**Given data:**
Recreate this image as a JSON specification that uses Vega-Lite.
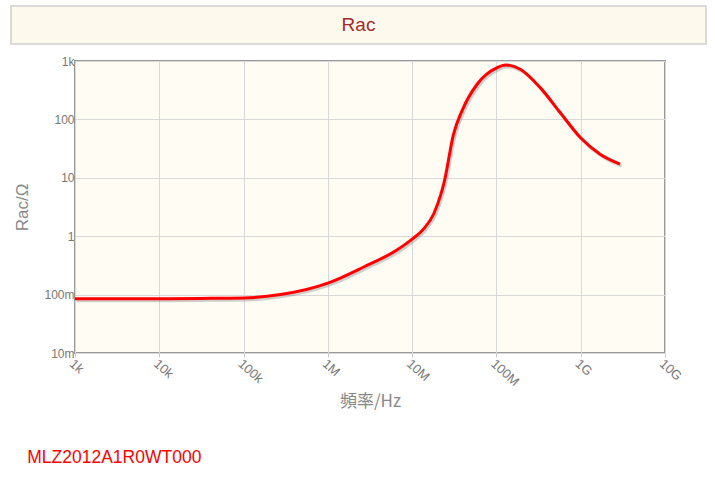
{
  "$schema": "https://vega.github.io/schema/vega-lite/v6.json",
  "padding": {"left": 10, "top": 5, "right": 10, "bottom": 5},
  "background": "white",
  "spacing": 9,
  "config": {"font": "Liberation Sans"},
  "title": {
    "text": "MLZ2012A1R0WT000",
    "orient": "bottom",
    "anchor": "start",
    "color": "#ff0000",
    "fontSize": 17.5,
    "fontWeight": "normal",
    "font": "Liberation Sans",
    "dx": 17,
    "offset": 39
  },
  "vconcat": [
    {
      "width": 695,
      "height": 38,
      "view": {"fill": "#fdf9ec", "stroke": "#d0d0d0", "strokeWidth": 1.5},
      "data": {"values": [{"label": "Rac"}]},
      "mark": {"type": "text", "fontSize": 19, "color": "#a52a2a", "font": "Liberation Sans Narrow, Liberation Sans"},
      "encoding": {"text": {"field": "label"}}
    },
    {
      "spacing": 0,
      "hconcat": [
        {
          "width": 1,
          "height": 1,
          "view": {"stroke": null, "fill": null},
          "data": {"values": [{"label": ""}]},
          "mark": {"type": "text"},
          "encoding": {"text": {"field": "label"}}
        },
        {
          "width": 590,
          "height": 292,
          "view": {"fill": "#fffcf4", "stroke": "#999999", "strokeWidth": 2},
          "data": {
            "values": [
              {"freq": 1000, "rac": 0.085},
              {"freq": 10000, "rac": 0.085},
              {"freq": 30000, "rac": 0.086},
              {"freq": 100000, "rac": 0.0875},
              {"freq": 275000, "rac": 0.1},
              {"freq": 1000000, "rac": 0.157},
              {"freq": 2700000, "rac": 0.3},
              {"freq": 6600000, "rac": 0.58},
              {"freq": 10000000, "rac": 0.89},
              {"freq": 13800000, "rac": 1.35},
              {"freq": 18000000, "rac": 2.4},
              {"freq": 21900000, "rac": 5.2},
              {"freq": 23800000, "rac": 8},
              {"freq": 31000000, "rac": 56},
              {"freq": 39000000, "rac": 140},
              {"freq": 59000000, "rac": 400},
              {"freq": 102000000, "rac": 768},
              {"freq": 128000000, "rac": 855},
              {"freq": 192000000, "rac": 722},
              {"freq": 331000000, "rac": 350},
              {"freq": 570000000, "rac": 131},
              {"freq": 990000000, "rac": 49},
              {"freq": 1700000000, "rac": 25.4},
              {"freq": 2930000000, "rac": 17.2}
            ]
          },
          "encoding": {
            "x": {
              "field": "freq",
              "type": "quantitative",
              "scale": {"type": "log", "domain": [1000, 10000000000]},
              "axis": {
                "values": [1000, 10000, 100000, 1000000, 10000000, 100000000, 1000000000, 10000000000],
                "format": "~s",
                "labelAngle": 42,
                "labelAlign": "left",
                "labelBaseline": "top",
                "labelFontSize": 13,
                "labelFont": "Liberation Sans Narrow, Liberation Sans",
                "labelColor": "#777777",
                "labelPadding": 0,
                "labelFlush": false,
                "labelOverlap": false,
                "tickSize": 4,
                "tickColor": "#cccccc",
                "domain": false,
                "gridColor": "#d8d8d8",
                "title": "頻率/Hz",
                "titleFont": "Liberation Sans Narrow, Noto Sans CJK JP",
                "titleFontSize": 17,
                "titleColor": "#888888",
                "titleFontWeight": "normal",
                "titlePadding": 5
              }
            },
            "y": {
              "field": "rac",
              "type": "quantitative",
              "scale": {"type": "log", "domain": [0.01, 1000]},
              "axis": {
                "values": [0.01, 0.1, 1, 10, 100, 1000],
                "format": "~s",
                "labelFontSize": 12,
                "labelFont": "Liberation Sans Narrow, Liberation Sans",
                "labelColor": "#777777",
                "labelPadding": 1,
                "labelFlush": false,
                "labelOverlap": false,
                "tickSize": 0,
                "domain": false,
                "gridColor": "#d8d8d8",
                "title": "Rac/Ω",
                "titleFont": "Liberation Sans Narrow, Liberation Sans",
                "titleFontSize": 17,
                "titleColor": "#888888",
                "titleFontWeight": "normal",
                "titlePadding": 12
              }
            }
          },
          "layer": [
            {
              "mark": {"type": "line", "color": "#777777", "opacity": 0.35, "strokeWidth": 3, "interpolate": "monotone", "xOffset": 1.5, "yOffset": 2}
            },
            {
              "mark": {"type": "line", "color": "#ff0000", "strokeWidth": 3, "interpolate": "monotone"}
            }
          ]
        }
      ]
    }
  ]
}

**What you are asked to do:** Leave out the pictures and retype every line above exactly.

**Answer to the task:**
Recreate this image as a JSON specification that uses Vega-Lite.
{
  "$schema": "https://vega.github.io/schema/vega-lite/v6.json",
  "padding": {"left": 10, "top": 5, "right": 10, "bottom": 5},
  "background": "white",
  "spacing": 9,
  "config": {"font": "Liberation Sans"},
  "title": {
    "text": "MLZ2012A1R0WT000",
    "orient": "bottom",
    "anchor": "start",
    "color": "#ff0000",
    "fontSize": 17.5,
    "fontWeight": "normal",
    "font": "Liberation Sans",
    "dx": 17,
    "offset": 39
  },
  "vconcat": [
    {
      "width": 695,
      "height": 38,
      "view": {"fill": "#fdf9ec", "stroke": "#d0d0d0", "strokeWidth": 1.5},
      "data": {"values": [{"label": "Rac"}]},
      "mark": {"type": "text", "fontSize": 19, "color": "#a52a2a", "font": "Liberation Sans Narrow, Liberation Sans"},
      "encoding": {"text": {"field": "label"}}
    },
    {
      "spacing": 0,
      "hconcat": [
        {
          "width": 1,
          "height": 1,
          "view": {"stroke": null, "fill": null},
          "data": {"values": [{"label": ""}]},
          "mark": {"type": "text"},
          "encoding": {"text": {"field": "label"}}
        },
        {
          "width": 590,
          "height": 292,
          "view": {"fill": "#fffcf4", "stroke": "#999999", "strokeWidth": 2},
          "data": {
            "values": [
              {"freq": 1000, "rac": 0.085},
              {"freq": 10000, "rac": 0.085},
              {"freq": 30000, "rac": 0.086},
              {"freq": 100000, "rac": 0.0875},
              {"freq": 275000, "rac": 0.1},
              {"freq": 1000000, "rac": 0.157},
              {"freq": 2700000, "rac": 0.3},
              {"freq": 6600000, "rac": 0.58},
              {"freq": 10000000, "rac": 0.89},
              {"freq": 13800000, "rac": 1.35},
              {"freq": 18000000, "rac": 2.4},
              {"freq": 21900000, "rac": 5.2},
              {"freq": 23800000, "rac": 8},
              {"freq": 31000000, "rac": 56},
              {"freq": 39000000, "rac": 140},
              {"freq": 59000000, "rac": 400},
              {"freq": 102000000, "rac": 768},
              {"freq": 128000000, "rac": 855},
              {"freq": 192000000, "rac": 722},
              {"freq": 331000000, "rac": 350},
              {"freq": 570000000, "rac": 131},
              {"freq": 990000000, "rac": 49},
              {"freq": 1700000000, "rac": 25.4},
              {"freq": 2930000000, "rac": 17.2}
            ]
          },
          "encoding": {
            "x": {
              "field": "freq",
              "type": "quantitative",
              "scale": {"type": "log", "domain": [1000, 10000000000]},
              "axis": {
                "values": [1000, 10000, 100000, 1000000, 10000000, 100000000, 1000000000, 10000000000],
                "format": "~s",
                "labelAngle": 42,
                "labelAlign": "left",
                "labelBaseline": "top",
                "labelFontSize": 13,
                "labelFont": "Liberation Sans Narrow, Liberation Sans",
                "labelColor": "#777777",
                "labelPadding": 0,
                "labelFlush": false,
                "labelOverlap": false,
                "tickSize": 4,
                "tickColor": "#cccccc",
                "domain": false,
                "gridColor": "#d8d8d8",
                "title": "頻率/Hz",
                "titleFont": "Liberation Sans Narrow, Noto Sans CJK JP",
                "titleFontSize": 17,
                "titleColor": "#888888",
                "titleFontWeight": "normal",
                "titlePadding": 5
              }
            },
            "y": {
              "field": "rac",
              "type": "quantitative",
              "scale": {"type": "log", "domain": [0.01, 1000]},
              "axis": {
                "values": [0.01, 0.1, 1, 10, 100, 1000],
                "format": "~s",
                "labelFontSize": 12,
                "labelFont": "Liberation Sans Narrow, Liberation Sans",
                "labelColor": "#777777",
                "labelPadding": 1,
                "labelFlush": false,
                "labelOverlap": false,
                "tickSize": 0,
                "domain": false,
                "gridColor": "#d8d8d8",
                "title": "Rac/Ω",
                "titleFont": "Liberation Sans Narrow, Liberation Sans",
                "titleFontSize": 17,
                "titleColor": "#888888",
                "titleFontWeight": "normal",
                "titlePadding": 12
              }
            }
          },
          "layer": [
            {
              "mark": {"type": "line", "color": "#777777", "opacity": 0.35, "strokeWidth": 3, "interpolate": "monotone", "xOffset": 1.5, "yOffset": 2}
            },
            {
              "mark": {"type": "line", "color": "#ff0000", "strokeWidth": 3, "interpolate": "monotone"}
            }
          ]
        }
      ]
    }
  ]
}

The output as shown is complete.